The 20th century takes over with more than a bang or two in Harry Benson's photographs of the American great and good, humble and dispossessed. His career properly took off on the wings of the Beatles' big success as American No. 1 in 1964, and there are plenty of fun, if posed images, like the famous pillow fight sequence

and their meeting with Muhammad Ali.

Two years later Benson was among the few photojournalists to accompany James Meredith on the March Against Fear, encourgaing African Americans to vote, and he has photographed all the leading political figures since. What's especially fine about this (free) exhibition is that both good and bad things come in twos and threes. The following pictures I went round taking at the end because there are no catalogue or postcards (copyright issues, apparently, but the warden was encouraging of my snapping). Compare young Hillary and Bill - the hammock image on the right is justly famous as a symbol of youthful idealism and love

with Donald and Melania. On the left he's holding up wadges amounting to a million dollars in one of his casinos, on Benson's suggestion, and the right image is pure trophy-wife-ism.

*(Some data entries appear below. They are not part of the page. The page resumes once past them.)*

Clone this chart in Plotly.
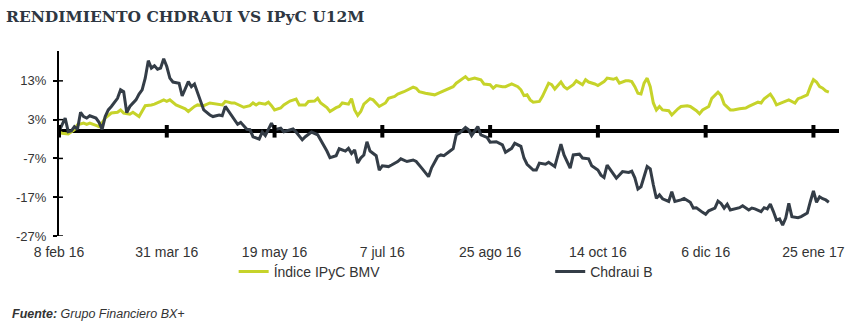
import plotly.graph_objects as go

title_text = "RENDIMIENTO CHDRAUI VS IPyC U12M"
source_text = "<b>Fuente:</b> Grupo Financiero BX+"

x_tick_days = [0, 35, 70, 105, 140, 175, 210, 245]
x_tick_labels = ["8 feb 16", "31 mar 16", "19 may 16", "7 jul 16",
                 "25 ago 16", "14 oct 16", "6 dic 16", "25 ene 17"]
y_tick_vals = [-27, -17, -7, 3, 13]
y_tick_labels = ["-27%", "-17%", "-7%", "3%", "13%"]

ipc_name = "Índice IPyC BMV"
ipc_day = [0, 1, 3, 5, 6, 8, 9, 10, 12, 13, 14, 15, 17, 19, 20, 21, 23, 24, 26, 27,
           28, 30, 31, 33, 34, 35, 36, 38, 40, 41, 42, 44, 45, 47, 49, 51, 53, 54, 56, 57,
           59, 60, 62, 63, 64, 65, 67, 68, 69, 70, 72, 73, 75, 77, 78, 80, 81, 83, 84, 85,
           87, 88, 90, 91, 92, 94, 95, 96, 97, 98, 99, 101, 102, 104, 106, 107, 109, 110, 112, 114,
           115, 116, 117, 119, 121, 122, 124, 126, 128, 129, 131, 132, 133, 135, 136, 137, 138, 140, 141, 142,
           144, 145, 147, 149, 150, 151, 152, 153, 154, 156, 157, 159, 160, 161, 163, 164, 165, 167, 168, 170,
           171, 172, 174, 175, 177, 178, 180, 181, 182, 184, 185, 186, 187, 188, 189, 190, 191, 192, 193, 194,
           195, 196, 198, 199, 201, 202, 204, 205, 207, 208, 209, 211, 212, 214, 215, 216, 218, 219, 221, 223,
           224, 226, 227, 228, 229, 231, 232, 233, 235, 236, 237, 239, 240, 241, 243, 244, 245, 246, 247, 248,
           249, 250]
ipc_ret = [-0.2, -0.5, -0.7, 0.4, 1.7, 2.1, 1.8, 2.1, 1.5, 1.2, 2.2, 3.4, 4.7, 4.9, 5.5, 4.7, 4.4, 4.9, 3.8, 5.3,
           6.6, 6.8, 7.0, 7.7, 8.1, 7.7, 8.1, 6.8, 6.2, 5.8, 5.1, 6.4, 6.8, 6.6, 7.3, 7.1, 6.8, 7.7, 7.3, 7.3,
           6.6, 6.2, 6.6, 7.3, 6.8, 7.3, 7.0, 7.5, 6.6, 5.5, 6.0, 6.8, 7.8, 8.3, 6.8, 6.8, 7.7, 7.8, 8.5, 7.3,
           6.1, 5.1, 6.1, 6.4, 7.3, 7.0, 8.4, 5.5, 4.1, 5.1, 7.0, 8.4, 8.1, 6.4, 7.3, 8.5, 9.0, 9.6, 10.2, 11.1,
           11.4, 11.1, 10.2, 9.8, 9.6, 9.4, 10.1, 10.7, 11.5, 12.4, 13.7, 14.1, 13.3, 13.7, 13.5, 13.3, 12.2, 12.0, 11.1, 11.8,
           11.5, 11.5, 12.2, 11.5, 10.7, 9.2, 9.4, 8.1, 7.5, 7.7, 9.0, 12.4, 12.0, 10.9, 12.7, 11.5, 10.9, 12.0, 13.0, 12.0,
           13.3, 12.7, 12.2, 11.8, 12.8, 13.7, 13.4, 13.7, 12.4, 13.0, 13.0, 12.8, 11.5, 9.8, 9.6, 12.4, 13.7, 11.5, 7.3, 5.5,
           6.4, 5.5, 5.3, 4.2, 5.8, 6.4, 6.6, 6.4, 5.3, 4.5, 5.5, 6.4, 8.5, 10.1, 9.2, 7.0, 5.5, 5.5, 5.8, 6.0,
           6.4, 7.0, 7.5, 7.3, 8.4, 9.6, 8.4, 6.8, 7.5, 7.8, 8.1, 7.3, 8.4, 8.7, 9.4, 11.5, 13.3, 12.7, 11.5, 11.1,
           10.4, 10.1]

chd_name = "Chdraui B"
chd_day = [0, 2, 3, 4, 5, 6, 7, 8, 9, 10, 12, 13, 14, 15, 16, 17, 19, 20, 21, 22,
           23, 25, 26, 27, 28, 29, 30, 31, 32, 33, 34, 35, 36, 37, 39, 40, 42, 43, 44, 45,
           47, 49, 50, 52, 53, 54, 56, 57, 58, 59, 61, 62, 63, 65, 66, 67, 69, 70, 72, 73,
           74, 76, 77, 79, 80, 82, 84, 85, 87, 88, 90, 91, 93, 94, 95, 96, 97, 98, 99, 100,
           101, 103, 104, 105, 107, 108, 110, 111, 113, 115, 116, 118, 120, 121, 123, 124, 125, 127, 128, 129,
           130, 132, 133, 134, 136, 137, 139, 140, 142, 144, 145, 147, 148, 150, 151, 152, 154, 155, 156, 158,
           159, 161, 163, 164, 166, 167, 169, 170, 172, 173, 175, 176, 177, 178, 180, 181, 183, 185, 186, 187,
           188, 189, 191, 192, 193, 194, 195, 196, 198, 199, 200, 202, 203, 205, 206, 207, 209, 210, 211, 213,
           214, 215, 216, 217, 218, 220, 221, 222, 224, 225, 226, 228, 229, 230, 231, 232, 233, 234, 235, 236,
           237, 238, 240, 241, 243, 244, 245, 246, 247, 248, 249, 250]
chd_ret = [0.0, 3.4, -0.1, 0.1, 1.2, 0.5, 4.9, 3.8, 3.4, 4.0, 3.4, 2.3, 0.5, 3.8, 5.5, 6.4, 8.5, 10.7, 10.2, 4.8,
           6.4, 8.1, 9.6, 10.7, 13.7, 18.2, 16.3, 16.9, 16.0, 16.3, 18.7, 16.7, 13.7, 12.7, 12.4, 9.1, 12.8, 11.5, 12.2, 9.8,
           5.5, 4.2, 3.8, 4.2, 4.0, 6.4, 4.2, 2.9, 1.8, 2.3, 0.5, 0.4, -1.4, -2.0, -0.2, -1.1, 2.1, 0.4, 0.8, -0.1,
           0.1, 0.6, -0.2, -2.2, -1.4, -0.2, -0.9, -2.2, -5.1, -6.8, -6.3, -4.5, -5.1, -4.4, -5.7, -4.8, -8.2, -6.9, -6.1, -2.7,
           -5.1, -6.3, -10.0, -8.9, -9.1, -8.7, -7.8, -7.1, -7.8, -7.4, -7.8, -9.7, -11.7, -9.4, -6.5, -6.1, -6.3, -5.1, -4.5, -0.9,
           -0.5, 1.0, 0.4, -1.1, 1.2, -0.9, -1.6, -2.8, -2.7, -3.5, -5.4, -4.4, -3.1, -3.9, -6.9, -8.5, -10.0, -10.0, -8.2, -8.5,
           -8.0, -9.1, -3.3, -6.1, -9.5, -6.1, -5.9, -6.9, -7.1, -8.9, -10.0, -11.3, -11.9, -8.7, -10.8, -12.1, -10.4, -10.6, -10.3, -12.0,
           -14.9, -14.3, -9.1, -9.7, -13.8, -17.3, -16.4, -17.4, -18.1, -15.6, -18.1, -17.7, -17.3, -18.3, -19.8, -19.7, -20.9, -21.4, -20.5, -19.8,
           -18.0, -18.6, -19.8, -18.8, -20.3, -20.0, -19.7, -19.2, -20.3, -19.8, -20.0, -20.7, -19.7, -20.0, -18.8, -20.7, -22.9, -22.6, -24.2, -22.4,
           -18.6, -22.0, -22.3, -22.0, -21.1, -18.1, -15.4, -18.3, -16.9, -17.4, -17.7, -18.3]

GREEN = "#c6d32a"
DARK = "#343d47"
TEXT = "#333333"

W, H = 857, 328
ML, MR, MT, MB = 59, 12, 51, 92
PW = W - ML - MR
PH = H - MT - MB

fig = go.Figure()
fig.add_trace(go.Scatter(x=ipc_day, y=ipc_ret, mode="lines", name=ipc_name,
                         line=dict(color=GREEN, width=3), legend="legend"))
fig.add_trace(go.Scatter(x=chd_day, y=chd_ret, mode="lines", name=chd_name,
                         line=dict(color=DARK, width=3), legend="legend2"))
# tick marks drawn on the zero (category) axis line
fig.add_trace(go.Scatter(x=x_tick_days, y=[0] * len(x_tick_days), mode="markers",
                         showlegend=False, hoverinfo="skip",
                         marker=dict(symbol="line-ns", size=9, color="black",
                                     line=dict(color="black", width=4))))

# inner half of the crossing y ticks
for v in y_tick_vals:
    fig.add_shape(type="line", xref="paper", yref="y", x0=0, x1=4 / PW, y0=v, y1=v,
                  line=dict(color="black", width=1.5))

legend_y = (PH - (272 - MT)) / PH
legend_common = dict(orientation="h", xanchor="left", y=legend_y, yanchor="middle",
                     font=dict(size=14, color=TEXT), bgcolor="rgba(0,0,0,0)")

fig.update_layout(
    width=W, height=H,
    margin=dict(l=ML, r=MR, t=MT, b=MB),
    paper_bgcolor="white", plot_bgcolor="white",
    font=dict(family="Liberation Sans, Arial, sans-serif", color=TEXT),
    title=dict(text="<b>" + title_text + "</b>", xref="container", yref="container",
               x=6 / W, xanchor="left", y=1 - 17 / H, yanchor="middle",
               font=dict(family="DejaVu Serif, serif", size=15.5, color="#2e3742")),
    showlegend=True,
    legend=dict(x=(235 - ML) / PW, **legend_common),
    legend2=dict(x=(554 - ML) / PW, **legend_common),
    xaxis=dict(range=[0, 253.3], showline=False, showgrid=False, zeroline=False,
               ticks="", tickvals=x_tick_days, ticktext=x_tick_labels,
               tickfont=dict(size=14, color=TEXT), ticklabelstandoff=6),
    yaxis=dict(range=[-27, 20.7], showline=True, linecolor="black", linewidth=2,
               showgrid=False, zeroline=True, zerolinecolor="black", zerolinewidth=4,
               ticks="outside", ticklen=4, tickwidth=1.5, tickcolor="black",
               tickvals=y_tick_vals, ticktext=y_tick_labels, ticklabelstandoff=4,
               tickfont=dict(size=13, color=TEXT), layer="above traces"),
    annotations=[dict(text=source_text, xref="paper", yref="paper",
                      x=(10 - ML) / PW, xanchor="left",
                      y=(PH - (314 - MT)) / PH, yanchor="middle", showarrow=False,
                      font=dict(size=12.5, color=TEXT,
                                family="Liberation Sans, Arial, sans-serif", style="italic"))],
)

fig.write_html("out.html")
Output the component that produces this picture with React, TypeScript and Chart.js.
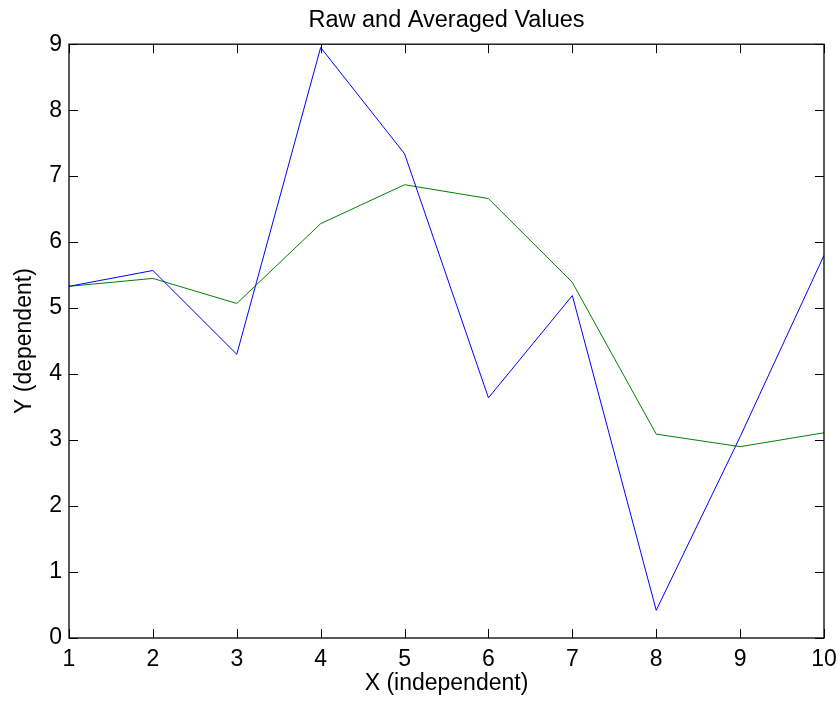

The tragedies and horrors are especially potent. Benson was there on the Robert F Kennedy campaign event which ended in assassination. Stunned like everyone else, he hung around to catch the horror of the event and the aftermath. The centre photo, of a bewildered young supporter at the end of a terrible day, really got to me. I found myself in tears more than one walking around.

The funeral of Martin Luther King shows the bewilderment of children

and there's a chilling contrast between Benson's photograph of Lennon's killer in jail and the protest against the murder.

Anti and Pro Vietnam War protesters in very strong juxtaposition: 

The three photos up top were taken at a Klu Klux Klan rally. The queasiness of the 'madonna and child' image has made it a classic.

Time and again idealism meets a terrible end, a paradigm of American history repeated again and again. But the showbiz side of the Presidency gives us some wonderful portraits; you can't hate the Reagans when you look at them in the picture on the left.

Troupers include Liza Minnelli,  Truman Capote, Sinatra and Farrow at the masked ball he organised,

Warhol and Bianca Jagger together, Dolly Parton in superb silhouette.

Two northern shots set the seal on Benson the photographer - one which captures the visionary side of Solzhenitsyn, and the other of Bobby Fischer among Icelandic horses on a lavafield  in between chess bouts in Reykjavik.

In such carefully chosen portrait scenes, Benson shows he's not just a photographer of circumstance. A true artist, I reckon.

All Queen's Gallery images - deemed as non-commercial fair use  - from the Royal Collection Trust / © HM Queen Elizabeth II 2016. Harry Benson main images © Harry Benson


Susan Scheid said...

What a pleasure to stop by at long last. I was particularly taken by the porcelain peas in a pod. A refreshing break from our current American nightmare.

David said...

It does seem ever harder to believe, doesn't it? After the latest breaking news, insignificant as it might be in itself, I thought I couldn't bear to read updates. Though of course I've returned with a horrified fascination. Let's hope a lot of people have voted already.